Allies & Morrison, Cullinan Studio and Hopkins in scrum for Thameside scheme after residents sink Francis Terry proposals

Twickenham Riverside seen from the north west

Source: Google Maps

Twickenham Riverside seen from the north west

Five practices have been shortlisted in the latest bid to find designs for a new mixed-use development for the Twickenham Riverside site in the London Borough of Richmond.

Allies & Morrison, Baynes and Mitchell Architects, Cullinan Studio, Haworth Tompkins and Hopkins Architects have made it through to the final stage of the current bid to redevelop the Thameside site, after Francis Terry – winner of an earlier process – was removed from the scheme.

Terry was appointed to the project in 2016 in what was his first competition win since splitting from father Quinlan Terry’s practice. But local residents banded together against his Regency-style proposals for the site, between Water Lane and Wharf Lane.

Francis Terry Twickenham

Francis Terry’s proposals had a Regency style design

RIBA Competitions said the five shortlisted practices had been whittled down from 54 firms that made expressions of interest following March’s relaunched drive for an architect.

Sarah Williams, the competition’s architectural adviser, said the first stage of the latest process had “received some exemplary submissions” that would be worked up and taken forward to a round of public consultation starting in the autumn.

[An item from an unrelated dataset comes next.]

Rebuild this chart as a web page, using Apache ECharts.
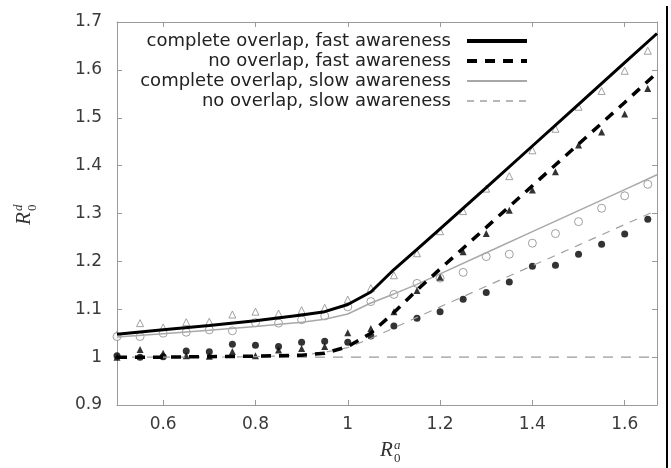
<!DOCTYPE html>
<html>
<head>
<meta charset="utf-8">
<script src="https://cdn.jsdelivr.net/npm/echarts@6/dist/echarts.min.js"></script>
<style>
  html, body { margin: 0; padding: 0; background: #fff; }
  #main { width: 671px; height: 468px; }
</style>
</head>
<body>
<div id="main"></div>
<script>
// simulation points (markers)
var markX = [0.5, 0.55, 0.6, 0.65, 0.7, 0.75, 0.8, 0.85, 0.9, 0.95, 1.0, 1.05,
             1.1, 1.15, 1.2, 1.25, 1.3, 1.35, 1.4, 1.45, 1.5, 1.55, 1.6, 1.65];
var triOpen = [1.047, 1.071, 1.062, 1.073, 1.074, 1.089, 1.095, 1.091, 1.098, 1.103, 1.12, 1.144,
               1.171, 1.217, 1.263, 1.305, 1.352, 1.378, 1.432, 1.477, 1.523, 1.556, 1.598, 1.640];
var circOpen = [1.043, 1.043, 1.050, 1.052, 1.057, 1.055, 1.072, 1.071, 1.078, 1.086, 1.105, 1.116,
                1.131, 1.154, 1.165, 1.177, 1.210, 1.215, 1.238, 1.258, 1.283, 1.311, 1.337, 1.361];
var triFill = [1.0, 1.016, 1.008, 1.003, 1.002, 1.012, 1.003, 1.015, 1.018, 1.022, 1.051, 1.06,
               1.095, 1.139, 1.167, 1.22, 1.258, 1.307, 1.349, 1.387, 1.443, 1.47, 1.508, 1.561];
var circFill = [1.003, 1.0, 1.001, 1.013, 1.011, 1.027, 1.025, 1.022, 1.031, 1.033, 1.031, 1.044,
                1.065, 1.081, 1.095, 1.121, 1.135, 1.157, 1.19, 1.192, 1.215, 1.236, 1.257, 1.288];

// model curves
var lineX = [0.5, 0.6, 0.7, 0.8, 0.9, 0.95, 1.0, 1.05, 1.1, 1.15, 1.2, 1.3, 1.4, 1.5, 1.6, 1.67];
var compFast = [1.048, 1.057, 1.066, 1.076, 1.088, 1.095, 1.11, 1.136, 1.183, 1.225, 1.268, 1.354, 1.441, 1.528, 1.615, 1.676];
var noFast   = [1.0, 1.0, 1.001, 1.002, 1.004, 1.008, 1.022, 1.05, 1.093, 1.14, 1.184, 1.271, 1.358, 1.445, 1.532, 1.594];
var compSlow = [1.042, 1.049, 1.056, 1.064, 1.073, 1.079, 1.09, 1.113, 1.132, 1.152, 1.174, 1.218, 1.262, 1.306, 1.35, 1.381];
var noSlow   = [1.0, 1.0, 1.0, 1.001, 1.004, 1.01, 1.02, 1.039, 1.061, 1.083, 1.105, 1.148, 1.191, 1.234, 1.277, 1.307];

var refX = [0.5, 1.67];
var refY = [1, 1];

var names = ['complete overlap, fast awareness', 'no overlap, fast awareness',
             'complete overlap, slow awareness', 'no overlap, slow awareness'];

function pairs(xs, ys) {
    return xs.map(function (x, i) { return [x, ys[i]]; });
}

var myChart = echarts.init(document.getElementById('main'));

var axisCol = '#9a9a9a';
var lblStyle = { fontFamily: 'DejaVu Sans', fontSize: 17, color: '#3a3a3a' };

function xAx(pos, showLabel) {
    return {
        type: 'value', position: pos, min: 0.5, max: 1.67,
        minInterval: 0.2, maxInterval: 0.2,
        axisLine: { show: true, onZero: false, lineStyle: { color: axisCol, width: 1 } },
        axisTick: { show: true, inside: true, length: 5, lineStyle: { color: axisCol } },
        axisLabel: Object.assign({ show: showLabel, margin: 11, showMinLabel: false, showMaxLabel: false }, lblStyle),
        splitLine: { show: false }
    };
}
function yAx(pos, showLabel) {
    return {
        type: 'value', position: pos, min: 0.9, max: 1.7, interval: 0.1,
        axisLine: { show: true, onZero: false, lineStyle: { color: axisCol, width: 1 } },
        axisTick: { show: true, inside: true, length: 5, lineStyle: { color: axisCol } },
        axisLabel: Object.assign({ show: showLabel, margin: 15 }, lblStyle),
        splitLine: { show: false }
    };
}

var option = {
    animation: false,
    backgroundColor: '#fff',
    grid: { left: 117, right: 14, top: 22, bottom: 63 },
    xAxis: [xAx('bottom', true), xAx('top', false)],
    yAxis: [yAx('left', true), yAx('right', false)],
    legend: {
        data: [
            { name: names[0], lineStyle: { width: 4 } },
            { name: names[1], lineStyle: { width: 4, type: [10, 8] } },
            { name: names[2], lineStyle: { width: 2 } },
            { name: names[3], lineStyle: { width: 1.3, type: [7, 6] } }
        ],
        orient: 'vertical',
        align: 'right',
        right: 137,
        top: 27,
        itemWidth: 60,
        itemHeight: 14,
        itemGap: 2,
        itemStyle: { opacity: 0 },
        textStyle: { fontFamily: 'DejaVu Sans', fontSize: 18, color: '#222', lineHeight: 18, padding: [0, 11, 0, 0] }
    },
    series: [
        { name: 'ref', type: 'line', data: pairs(refX, refY), symbol: 'none', silent: true,
          lineStyle: { color: '#999', width: 1.3, type: [10, 8] } },
        { name: 'triOpen', type: 'scatter', data: pairs(markX, triOpen), symbol: 'triangle', symbolSize: 7,
          itemStyle: { color: '#fff', borderColor: '#8a8a8a', borderWidth: 1 } },
        { name: 'circOpen', type: 'scatter', data: pairs(markX, circOpen), symbol: 'circle', symbolSize: 8,
          itemStyle: { color: '#fff', borderColor: '#8a8a8a', borderWidth: 1 } },
        { name: names[2], type: 'line', data: pairs(lineX, compSlow), symbol: 'none',
          lineStyle: { color: '#a8a8a8', width: 1.5 }, itemStyle: { color: '#a8a8a8' } },
        { name: names[3], type: 'line', data: pairs(lineX, noSlow), symbol: 'none',
          lineStyle: { color: '#a0a0a0', width: 1.2, type: [8, 7] }, itemStyle: { color: '#a0a0a0' } },
        { name: 'triFill', type: 'scatter', data: pairs(markX, triFill), symbol: 'triangle', symbolSize: 7,
          itemStyle: { color: '#000' } },
        { name: 'circFill', type: 'scatter', data: pairs(markX, circFill), symbol: 'circle', symbolSize: 7,
          itemStyle: { color: '#000' } },
        { name: names[0], type: 'line', data: pairs(lineX, compFast), symbol: 'none',
          lineStyle: { color: '#000', width: 3 }, itemStyle: { color: '#000' } },
        { name: names[1], type: 'line', data: pairs(lineX, noFast), symbol: 'none',
          lineStyle: { color: '#000', width: 3.5, type: [10, 8] }, itemStyle: { color: '#000' } }
    ],
    graphic: [
        { type: 'rect', shape: { x: 666, y: 6, width: 2, height: 462 }, style: { fill: '#000' } },
        { type: 'group', x: 380, y: 440, children: [
            { type: 'text', x: 0, y: 0, style: { text: 'R', fontFamily: 'Liberation Serif', fontStyle: 'italic', fontSize: 21, fill: '#333', verticalAlign: 'top' } },
            { type: 'text', x: 14, y: -1, style: { text: 'a', fontFamily: 'Liberation Serif', fontStyle: 'italic', fontSize: 13, fill: '#333', verticalAlign: 'top' } },
            { type: 'text', x: 14, y: 12, style: { text: '0', fontFamily: 'Liberation Serif', fontSize: 13, fill: '#333', verticalAlign: 'top' } }
        ] },
        { type: 'group', x: 14, y: 225, rotation: Math.PI / 2, children: [
            { type: 'text', x: 0, y: 0, style: { text: 'R', fontFamily: 'Liberation Serif', fontStyle: 'italic', fontSize: 21, fill: '#333', verticalAlign: 'top' } },
            { type: 'text', x: 14, y: -2, style: { text: 'd', fontFamily: 'Liberation Serif', fontStyle: 'italic', fontSize: 13, fill: '#333', verticalAlign: 'top' } },
            { type: 'text', x: 14, y: 12, style: { text: '0', fontFamily: 'Liberation Serif', fontSize: 13, fill: '#333', verticalAlign: 'top' } }
        ] }
    ]
};
myChart.setOption(option);
</script>
</body>
</html>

“This is an exciting opportunity for teams to create something vibrant and beautiful along the River Thames for the benefit of the community,” she said.

“The panel are very much looking forward to receiving proposals from this strong shortlist.”

Richmond council's Twickenham Riverside site

Richmond council’s Twickenham Riverside site

Richmond council leader Gareth Roberts, who is a member of the competition’s design panel, said he was confident the shortlisted practices would offer the public a “good mix of styles and ideas”.

He added: “There is a good opportunity for a firm to leave their mark.”

The brief for the competition describes housing – at least 50% of which should be affordable – as “essential”, and mandates the reprovision of the quantum of existing public space.

The document stipulates that the development should provide a focal point for the district, and that it could contain creative space, and the potential for arts and cultural uses. It gives an indicative construction budget of £25-35m.

When the latest Twickenham Riverside competition was launched, an honorarium of £6,500 was pledged for each of the shortlisted teams.

A winner for the project will be announced in November, according to the competition timeline.